Below, locate the line that contains "Write the matplotlib code for this chart.". Repeat exactly from that line to the line that contains "ages = list(range(101))", inclusive, leaving out the pictures.

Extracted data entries

--------

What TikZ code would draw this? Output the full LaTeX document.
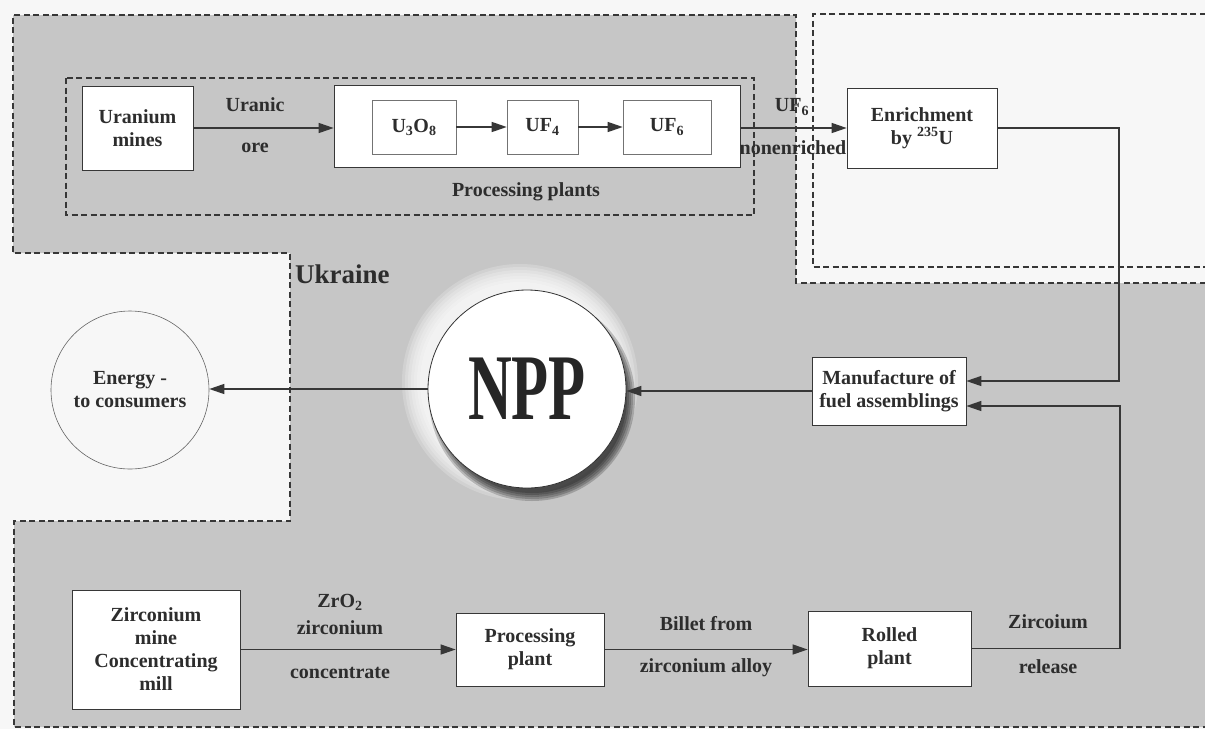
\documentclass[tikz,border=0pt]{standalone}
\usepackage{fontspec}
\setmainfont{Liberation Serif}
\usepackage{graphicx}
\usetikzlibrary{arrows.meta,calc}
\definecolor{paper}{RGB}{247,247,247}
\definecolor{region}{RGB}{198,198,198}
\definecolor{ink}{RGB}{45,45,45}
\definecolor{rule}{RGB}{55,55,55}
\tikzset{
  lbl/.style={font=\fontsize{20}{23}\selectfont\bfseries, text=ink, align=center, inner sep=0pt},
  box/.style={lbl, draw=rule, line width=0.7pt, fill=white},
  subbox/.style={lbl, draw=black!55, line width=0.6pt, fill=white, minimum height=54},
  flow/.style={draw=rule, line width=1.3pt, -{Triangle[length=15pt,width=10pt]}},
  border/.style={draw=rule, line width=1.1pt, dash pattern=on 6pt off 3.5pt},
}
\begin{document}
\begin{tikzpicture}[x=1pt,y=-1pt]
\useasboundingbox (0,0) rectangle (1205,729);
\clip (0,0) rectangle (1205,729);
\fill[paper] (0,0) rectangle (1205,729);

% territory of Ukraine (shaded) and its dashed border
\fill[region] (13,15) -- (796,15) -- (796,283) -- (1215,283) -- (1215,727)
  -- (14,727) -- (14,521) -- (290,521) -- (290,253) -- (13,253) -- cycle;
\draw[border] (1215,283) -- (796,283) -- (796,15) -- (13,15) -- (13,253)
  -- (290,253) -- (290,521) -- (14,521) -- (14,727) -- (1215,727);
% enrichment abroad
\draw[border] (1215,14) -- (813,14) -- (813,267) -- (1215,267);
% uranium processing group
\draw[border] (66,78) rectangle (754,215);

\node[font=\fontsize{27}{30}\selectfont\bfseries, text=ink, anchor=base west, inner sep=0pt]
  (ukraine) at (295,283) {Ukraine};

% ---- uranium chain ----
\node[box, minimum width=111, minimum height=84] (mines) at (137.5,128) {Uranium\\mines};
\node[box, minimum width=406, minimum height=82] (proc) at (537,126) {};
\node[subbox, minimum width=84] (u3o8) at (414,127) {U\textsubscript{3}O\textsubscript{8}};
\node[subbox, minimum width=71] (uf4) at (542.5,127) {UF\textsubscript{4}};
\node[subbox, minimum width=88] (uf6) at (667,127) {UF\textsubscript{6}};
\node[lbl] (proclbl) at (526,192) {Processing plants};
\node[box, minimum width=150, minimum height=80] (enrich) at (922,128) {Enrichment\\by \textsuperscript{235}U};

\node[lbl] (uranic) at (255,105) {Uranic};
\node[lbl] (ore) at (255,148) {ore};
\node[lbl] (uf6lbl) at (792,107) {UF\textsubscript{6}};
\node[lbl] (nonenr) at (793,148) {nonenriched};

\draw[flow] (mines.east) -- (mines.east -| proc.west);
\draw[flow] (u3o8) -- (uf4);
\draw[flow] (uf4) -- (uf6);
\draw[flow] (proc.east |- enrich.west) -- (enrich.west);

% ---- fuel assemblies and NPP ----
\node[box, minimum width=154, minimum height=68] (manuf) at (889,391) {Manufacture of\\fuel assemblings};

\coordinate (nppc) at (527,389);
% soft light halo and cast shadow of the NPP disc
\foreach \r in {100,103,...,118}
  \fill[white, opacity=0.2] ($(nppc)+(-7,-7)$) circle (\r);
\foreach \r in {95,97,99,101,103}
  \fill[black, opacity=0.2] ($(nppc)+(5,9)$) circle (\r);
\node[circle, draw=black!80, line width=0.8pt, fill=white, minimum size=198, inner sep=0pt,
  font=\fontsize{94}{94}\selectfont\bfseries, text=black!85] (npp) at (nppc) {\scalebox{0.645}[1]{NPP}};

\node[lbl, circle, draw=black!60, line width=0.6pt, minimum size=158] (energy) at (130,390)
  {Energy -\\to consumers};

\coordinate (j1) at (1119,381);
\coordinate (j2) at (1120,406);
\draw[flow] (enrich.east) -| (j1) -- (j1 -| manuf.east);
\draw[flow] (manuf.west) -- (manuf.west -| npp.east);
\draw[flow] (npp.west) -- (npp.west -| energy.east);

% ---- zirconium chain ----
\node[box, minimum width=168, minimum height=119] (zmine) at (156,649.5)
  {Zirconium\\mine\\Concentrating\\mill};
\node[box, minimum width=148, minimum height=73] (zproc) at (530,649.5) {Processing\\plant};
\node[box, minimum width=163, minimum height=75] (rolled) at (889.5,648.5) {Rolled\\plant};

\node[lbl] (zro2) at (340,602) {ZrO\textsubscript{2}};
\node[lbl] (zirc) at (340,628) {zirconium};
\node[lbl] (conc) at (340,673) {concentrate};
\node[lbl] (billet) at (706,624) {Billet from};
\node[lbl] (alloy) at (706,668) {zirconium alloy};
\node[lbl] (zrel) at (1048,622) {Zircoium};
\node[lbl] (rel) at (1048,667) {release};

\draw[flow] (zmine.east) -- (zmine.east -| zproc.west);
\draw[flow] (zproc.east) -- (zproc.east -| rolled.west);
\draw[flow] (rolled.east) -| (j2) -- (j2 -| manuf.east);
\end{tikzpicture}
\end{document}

--------

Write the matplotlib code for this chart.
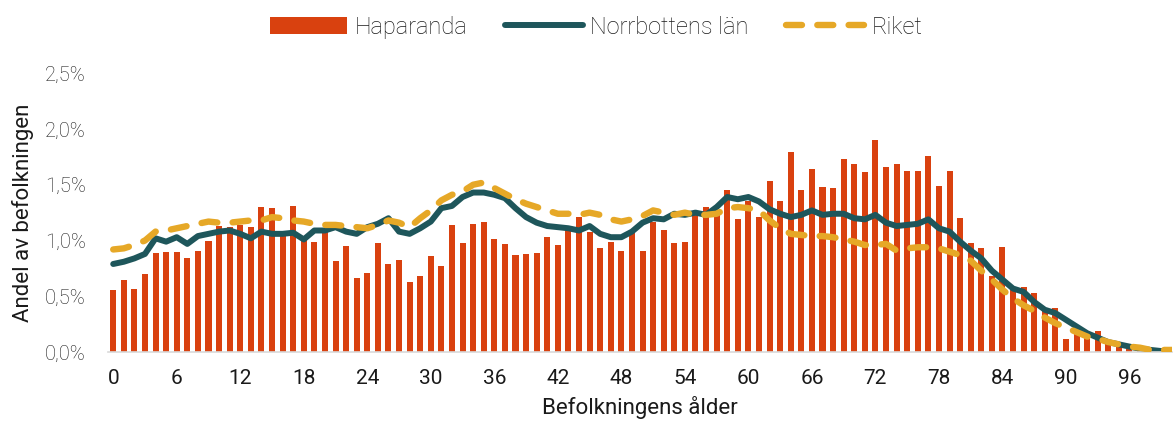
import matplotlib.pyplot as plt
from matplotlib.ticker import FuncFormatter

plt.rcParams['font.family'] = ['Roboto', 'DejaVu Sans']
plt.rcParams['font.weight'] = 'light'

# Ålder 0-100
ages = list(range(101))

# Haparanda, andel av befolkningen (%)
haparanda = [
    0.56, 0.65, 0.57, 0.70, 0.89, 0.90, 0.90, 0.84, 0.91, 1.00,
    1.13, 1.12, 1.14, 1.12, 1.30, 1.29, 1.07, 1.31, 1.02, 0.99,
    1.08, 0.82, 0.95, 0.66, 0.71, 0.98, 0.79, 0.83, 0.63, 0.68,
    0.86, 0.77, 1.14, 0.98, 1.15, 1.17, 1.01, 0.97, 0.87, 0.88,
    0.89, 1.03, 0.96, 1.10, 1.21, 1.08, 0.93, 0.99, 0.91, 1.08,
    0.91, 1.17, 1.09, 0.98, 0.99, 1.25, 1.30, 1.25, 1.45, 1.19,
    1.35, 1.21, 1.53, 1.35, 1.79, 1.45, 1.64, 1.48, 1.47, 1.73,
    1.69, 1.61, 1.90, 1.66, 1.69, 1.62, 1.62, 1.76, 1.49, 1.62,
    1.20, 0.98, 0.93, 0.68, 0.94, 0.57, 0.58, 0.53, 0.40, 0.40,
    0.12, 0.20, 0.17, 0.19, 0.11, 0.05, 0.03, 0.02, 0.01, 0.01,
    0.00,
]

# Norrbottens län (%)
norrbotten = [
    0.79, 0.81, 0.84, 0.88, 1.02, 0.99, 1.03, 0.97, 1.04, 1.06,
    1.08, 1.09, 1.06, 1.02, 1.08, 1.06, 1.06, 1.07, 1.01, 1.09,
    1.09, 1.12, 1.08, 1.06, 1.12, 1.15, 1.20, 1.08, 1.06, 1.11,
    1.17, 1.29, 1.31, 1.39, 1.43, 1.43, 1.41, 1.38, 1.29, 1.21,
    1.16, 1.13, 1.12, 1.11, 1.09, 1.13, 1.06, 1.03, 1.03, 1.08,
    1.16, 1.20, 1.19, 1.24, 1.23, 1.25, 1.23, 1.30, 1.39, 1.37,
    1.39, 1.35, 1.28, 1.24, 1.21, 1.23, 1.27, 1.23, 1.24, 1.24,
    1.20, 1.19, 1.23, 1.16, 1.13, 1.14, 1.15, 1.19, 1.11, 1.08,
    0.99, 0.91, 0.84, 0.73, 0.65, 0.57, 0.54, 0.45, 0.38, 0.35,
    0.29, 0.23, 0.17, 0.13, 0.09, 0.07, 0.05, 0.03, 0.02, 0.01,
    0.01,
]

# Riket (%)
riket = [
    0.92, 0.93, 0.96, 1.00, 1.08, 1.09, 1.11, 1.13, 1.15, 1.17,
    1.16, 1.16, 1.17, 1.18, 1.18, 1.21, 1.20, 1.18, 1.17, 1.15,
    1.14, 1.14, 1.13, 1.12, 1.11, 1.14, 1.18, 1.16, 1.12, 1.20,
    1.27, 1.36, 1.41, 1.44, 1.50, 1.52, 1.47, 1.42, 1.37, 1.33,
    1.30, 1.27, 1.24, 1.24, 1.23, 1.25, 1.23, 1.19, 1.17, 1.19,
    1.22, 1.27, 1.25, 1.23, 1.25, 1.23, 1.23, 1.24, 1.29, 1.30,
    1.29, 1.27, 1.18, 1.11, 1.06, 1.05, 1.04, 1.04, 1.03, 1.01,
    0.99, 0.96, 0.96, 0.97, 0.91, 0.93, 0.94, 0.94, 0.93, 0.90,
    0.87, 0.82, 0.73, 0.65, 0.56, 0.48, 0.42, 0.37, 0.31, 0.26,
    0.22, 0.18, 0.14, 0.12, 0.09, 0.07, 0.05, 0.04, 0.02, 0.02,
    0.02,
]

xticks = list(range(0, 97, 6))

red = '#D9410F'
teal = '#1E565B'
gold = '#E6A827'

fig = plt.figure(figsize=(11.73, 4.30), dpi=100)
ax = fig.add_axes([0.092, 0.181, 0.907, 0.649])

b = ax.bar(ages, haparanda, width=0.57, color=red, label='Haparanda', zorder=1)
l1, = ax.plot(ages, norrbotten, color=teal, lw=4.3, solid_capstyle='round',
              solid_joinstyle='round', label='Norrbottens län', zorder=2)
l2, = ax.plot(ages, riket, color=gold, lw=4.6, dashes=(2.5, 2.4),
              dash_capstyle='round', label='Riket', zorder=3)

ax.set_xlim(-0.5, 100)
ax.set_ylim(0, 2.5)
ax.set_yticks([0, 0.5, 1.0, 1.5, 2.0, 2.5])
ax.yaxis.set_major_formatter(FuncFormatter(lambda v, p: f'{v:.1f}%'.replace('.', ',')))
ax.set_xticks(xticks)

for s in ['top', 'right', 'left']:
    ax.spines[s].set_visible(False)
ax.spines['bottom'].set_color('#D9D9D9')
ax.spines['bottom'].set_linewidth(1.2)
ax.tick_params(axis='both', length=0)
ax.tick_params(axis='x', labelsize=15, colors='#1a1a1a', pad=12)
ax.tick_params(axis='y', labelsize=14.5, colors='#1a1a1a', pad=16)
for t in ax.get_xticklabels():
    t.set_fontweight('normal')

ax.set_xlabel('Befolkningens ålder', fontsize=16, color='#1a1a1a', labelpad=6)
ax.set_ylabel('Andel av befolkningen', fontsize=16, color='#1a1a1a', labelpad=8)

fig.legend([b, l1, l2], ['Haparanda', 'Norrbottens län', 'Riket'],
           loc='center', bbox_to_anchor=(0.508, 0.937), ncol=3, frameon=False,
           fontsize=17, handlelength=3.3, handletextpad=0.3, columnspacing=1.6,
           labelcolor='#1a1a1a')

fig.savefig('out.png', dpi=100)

--------

• Exercise output:
Write the matplotlib code for this chart.
import matplotlib.pyplot as plt
from matplotlib.ticker import FuncFormatter

plt.rcParams['font.family'] = ['Roboto', 'DejaVu Sans']
plt.rcParams['font.weight'] = 'light'

# Ålder 0-100
ages = list(range(101))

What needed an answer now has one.